Anxiety Thing #2 - Shopping
I am not a person who fells much anxiety; I'm pretty low key and accepting of most anything. But shopping and anxiety - weren't they made for each other?
Today is Sunday which, for our family, is grocery shopping day. That brings me to the next activity which builds up anxiety for me. Shoppers who stand in the long line at the checkout, watch the shoppers in front of them go through, watch the cashier ring in her groceries and only open up her purse when she is given the total. In this case I say "she" because inevitably it is a woman. And then she digs and digs and digs - membership card, if one is required - and then the exact change. To the corner of that purse under the keys, the kleenex, the pills, the slips of paper with notes, the receipts for the last 3 years of shopping - for that last needed penny for exact change. "Just a minute, I know I've got a penny here someplace". I can't count the times when that last penny was found only to be short of exact change and then she uses the debit card or charge card. Did she think she was not going to have to pay? (I went to all the trouble of getting those groceries and you still want me to pay?) What is wrong with getting the money out while waiting in line? What is wrong with speeding up the process, especially when there are ten people behind you waiting for that last found penny to fall on the floor and have to be retrieved? Come on folks - it's not rocket science - you have to pay so get the money out. Consider those in line behind you.

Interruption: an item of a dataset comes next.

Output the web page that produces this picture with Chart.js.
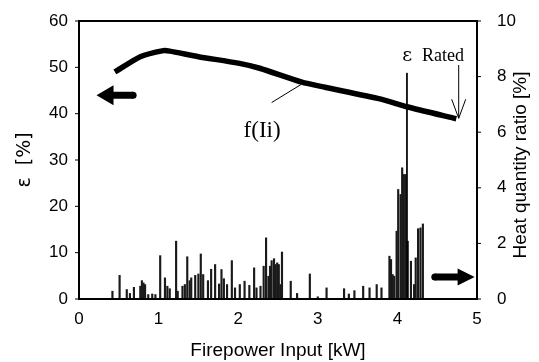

Hand in hand with this are those who view the grocery shopping trip as the weekly outing with the cashier being the tour guide. There are times I care and times I don't care. On Sunday morning as I am standing in line with a 4 liter jug of milk, I don't care if Aunt Sally's slipped disc is acting up again - especially if I don't know Aunt Sally or Aunt Sally's neice (who is telling the story as she is digging for that last penny in the lower left hand corner of her purse - only to have it fall and roll across the floor - before giving in and using the debit card). In this case there more men than in the first scenario. It is like these people save up their weekly talking until they get to the cashier and then the verbal floodgates open and it all comes gushing out - every last boring detail. Maybe grocery stores should open a social line for those talkers. Or maybe they could install signs like the fast check out signs. So instead of "10 items or less" it could be "10 short sentences or less" or "cash register powers down on your 21st word". Or maybe the stores could provide visitor booths where the socialites could sit across from one another and bore each other into silence with their Aunt Sally stories.
In any case, I just want to get my 4 liter jug of milk and get out. No more shopping anxiety.